Common Mistakes to Avoid

  • Writing a topic statement instead of a claim (describing instead of asserting)
  • Using broad, universal language (“everyone,” “society,” “always”) that removes specificity
  • Leaving out the mechanism (the reasoning that explains why your claim is true)
  • Choosing an angle that’s not meaningfully arguable (no real counterclaim)
  • Trying to cover too much, causing the thesis to blur into generalities

Frequently Asked Questions

How can I ensure my essay idea is unique?

To ensure your essay idea is unique, focus on adding specific boundaries and mechanisms that reflect your personal insights and experiences.

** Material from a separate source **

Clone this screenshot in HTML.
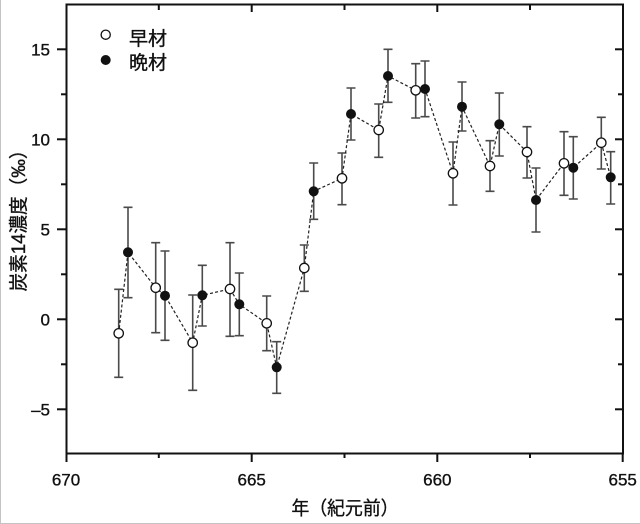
<!DOCTYPE html>
<html><head><meta charset="utf-8"><style>
html,body{margin:0;padding:0;background:#fff;}
svg{display:block;}
text{font-family:"Liberation Sans","Noto Sans CJK JP",sans-serif;fill:#111;stroke:#111;stroke-width:0.35px;}
</style></head><body>
<svg width="640" height="524" viewBox="0 0 640 524" xmlns="http://www.w3.org/2000/svg">
<rect x="0" y="0" width="640" height="524" fill="#fff"/>
<line x1="0.5" y1="0" x2="0.5" y2="524" stroke="#c4c4c4" stroke-width="1"/>
<line x1="0" y1="523.5" x2="640" y2="523.5" stroke="#c4c4c4" stroke-width="1"/>

<!-- frame -->
<g stroke="#111" stroke-width="2" fill="none">
<rect x="66.5" y="4.5" width="556.5" height="449"/>
<line x1="57" y1="49.3" x2="66" y2="49.3"/>
<line x1="57" y1="139.3" x2="66" y2="139.3"/>
<line x1="57" y1="229.3" x2="66" y2="229.3"/>
<line x1="57" y1="319.3" x2="66" y2="319.3"/>
<line x1="57" y1="409.3" x2="66" y2="409.3"/>
<line x1="61" y1="94.3" x2="66" y2="94.3"/>
<line x1="61" y1="184.3" x2="66" y2="184.3"/>
<line x1="61" y1="274.3" x2="66" y2="274.3"/>
<line x1="61" y1="364.3" x2="66" y2="364.3"/>
<line x1="615" y1="49.3" x2="623" y2="49.3"/>
<line x1="615" y1="139.3" x2="623" y2="139.3"/>
<line x1="615" y1="229.3" x2="623" y2="229.3"/>
<line x1="615" y1="319.3" x2="623" y2="319.3"/>
<line x1="615" y1="409.3" x2="623" y2="409.3"/>
<line x1="618" y1="94.3" x2="623" y2="94.3"/>
<line x1="618" y1="184.3" x2="623" y2="184.3"/>
<line x1="618" y1="274.3" x2="623" y2="274.3"/>
<line x1="618" y1="364.3" x2="623" y2="364.3"/>
<line x1="66.5" y1="453" x2="66.5" y2="462"/>
<line x1="251.7" y1="453" x2="251.7" y2="462"/>
<line x1="437.3" y1="453" x2="437.3" y2="462"/>
<line x1="622.7" y1="453" x2="622.7" y2="462"/>
<line x1="158.8" y1="453" x2="158.8" y2="458"/>
<line x1="344.5" y1="453" x2="344.5" y2="458"/>
<line x1="530" y1="453" x2="530" y2="458"/>
<line x1="158.8" y1="5" x2="158.8" y2="10"/>
<line x1="251.7" y1="5" x2="251.7" y2="12"/>
<line x1="344.5" y1="5" x2="344.5" y2="10"/>
<line x1="437.3" y1="5" x2="437.3" y2="12"/>
<line x1="530" y1="5" x2="530" y2="10"/>
</g>

<g font-size="17" text-anchor="end">
<text x="50" y="55.5">15</text>
<text x="50" y="145.5">10</text>
<text x="50" y="235.5">5</text>
<text x="50" y="325.5">0</text>
<text x="50" y="415.5">–5</text>
</g>
<g font-size="17" text-anchor="middle">
<text x="66" y="485.5">670</text>
<text x="251.7" y="485.5">665</text>
<text x="437.3" y="485.5">660</text>
<text x="622.7" y="485.5">655</text>
</g>

<text x="345" y="514.5" font-size="19" text-anchor="middle" textLength="107" lengthAdjust="spacingAndGlyphs">年（紀元前）</text>
<text transform="translate(25,216) rotate(-90)" x="0" y="0" font-size="19" text-anchor="middle" textLength="151" lengthAdjust="spacingAndGlyphs">炭素14濃度（‰）</text>

<circle cx="105.7" cy="34.7" r="4.6" fill="#fff" stroke="#111" stroke-width="1.3"/>
<circle cx="105.7" cy="60" r="5" fill="#111"/>
<text x="129" y="45" font-size="19">早材</text>
<text x="129" y="69" font-size="19">晩材</text>

<g stroke="#4a4a4a" stroke-width="1.6" fill="none">
<path d="M118.7 289.3V377.3M114.2 289.3H123.2M114.2 377.3H123.2"/>
<path d="M128 207.3V297.7M123.5 207.3H132.5M123.5 297.7H132.5"/>
<path d="M155.7 242.7V332.7M151.2 242.7H160.2M151.2 332.7H160.2"/>
<path d="M165 251V340.3M160.5 251H169.5M160.5 340.3H169.5"/>
<path d="M192.7 295V390.3M188.2 295H197.2M188.2 390.3H197.2"/>
<path d="M202.3 265.3V326M197.8 265.3H206.8M197.8 326H206.8"/>
<path d="M230 242.7V336.3M225.5 242.7H234.5M225.5 336.3H234.5"/>
<path d="M239.3 273V335.7M234.8 273H243.8M234.8 335.7H243.8"/>
<path d="M266.7 296V350.7M262.2 296H271.2M262.2 350.7H271.2"/>
<path d="M276.7 341.7V393.3M272.2 341.7H281.2M272.2 393.3H281.2"/>
<path d="M304.3 245V291.3M299.8 245H308.8M299.8 291.3H308.8"/>
<path d="M313.7 163V219.3M309.2 163H318.2M309.2 219.3H318.2"/>
<path d="M342 153V204.7M337.5 153H346.5M337.5 204.7H346.5"/>
<path d="M351 88V140M346.5 88H355.5M346.5 140H355.5"/>
<path d="M378.7 104V157.3M374.2 104H383.2M374.2 157.3H383.2"/>
<path d="M388 49.3V102.3M383.5 49.3H392.5M383.5 102.3H392.5"/>
<path d="M415.7 63.7V118M411.2 63.7H420.2M411.2 118H420.2"/>
<path d="M425 61V116.7M420.5 61H429.5M420.5 116.7H429.5"/>
<path d="M453 142V205M448.5 142H457.5M448.5 205H457.5"/>
<path d="M462 82V131M457.5 82H466.5M457.5 131H466.5"/>
<path d="M490 140.7V191.3M485.5 140.7H494.5M485.5 191.3H494.5"/>
<path d="M499.3 93V156M494.8 93H503.8M494.8 156H503.8"/>
<path d="M527 126.7V178M522.5 126.7H531.5M522.5 178H531.5"/>
<path d="M536 168V232M531.5 168H540.5M531.5 232H540.5"/>
<path d="M564 131.7V195.3M559.5 131.7H568.5M559.5 195.3H568.5"/>
<path d="M573.3 136.7V199M568.8 136.7H577.8M568.8 199H577.8"/>
<path d="M601.3 117.3V169M596.8 117.3H605.8M596.8 169H605.8"/>
<path d="M610.7 151.7V204M606.2 151.7H615.2M606.2 204H615.2"/>
</g>

<polyline fill="none" stroke="#222" stroke-width="1.2" stroke-dasharray="3,2.2"
points="118.7,333.3 128,252.3 155.7,287.7 165,295.7 192.7,342.7 202.3,295.3 230,289 239.3,304.3 266.7,323.3 276.7,367.3 304.3,268 313.7,191.3 342,178.3 351,114 378.7,130 388,76 415.7,90.3 425,89 453,173.3 462,106.7 490,166 499.3,124.3 527,152 536,200 564,163.3 573.3,167.7 601.3,142.7 610.7,177.3"/>

<g fill="#fff" stroke="#111" stroke-width="1.3">
<circle cx="118.7" cy="333.3" r="4.7"/>
<circle cx="155.7" cy="287.7" r="4.7"/>
<circle cx="192.7" cy="342.7" r="4.7"/>
<circle cx="230" cy="289" r="4.7"/>
<circle cx="266.7" cy="323.3" r="4.7"/>
<circle cx="304.3" cy="268" r="4.7"/>
<circle cx="342" cy="178.3" r="4.7"/>
<circle cx="378.7" cy="130" r="4.7"/>
<circle cx="415.7" cy="90.3" r="4.7"/>
<circle cx="453" cy="173.3" r="4.7"/>
<circle cx="490" cy="166" r="4.7"/>
<circle cx="527" cy="152" r="4.7"/>
<circle cx="564" cy="163.3" r="4.7"/>
<circle cx="601.3" cy="142.7" r="4.7"/>
</g>
<g fill="#111">
<circle cx="128" cy="252.3" r="5"/>
<circle cx="165" cy="295.7" r="5"/>
<circle cx="202.3" cy="295.3" r="5"/>
<circle cx="239.3" cy="304.3" r="5"/>
<circle cx="276.7" cy="367.3" r="5"/>
<circle cx="313.7" cy="191.3" r="5"/>
<circle cx="351" cy="114" r="5"/>
<circle cx="388" cy="76" r="5"/>
<circle cx="425" cy="89" r="5"/>
<circle cx="462" cy="106.7" r="5"/>
<circle cx="499.3" cy="124.3" r="5"/>
<circle cx="536" cy="200" r="5"/>
<circle cx="573.3" cy="167.7" r="5"/>
<circle cx="610.7" cy="177.3" r="5"/>
</g>
</svg>
</body></html>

What if I can’t think of a counterclaim?

If you struggle to think of a counterclaim, consider alternative perspectives or common arguments against your claim. This can help sharpen your position.

How do I know if my thesis is strong?

A strong thesis is specific, arguable, and provides a clear direction for your essay. It should be something you can support with evidence.

Can I use the same angle for different essays?

While you can use similar angles, each essay should be tailored to its specific prompt and audience to maintain originality and relevance.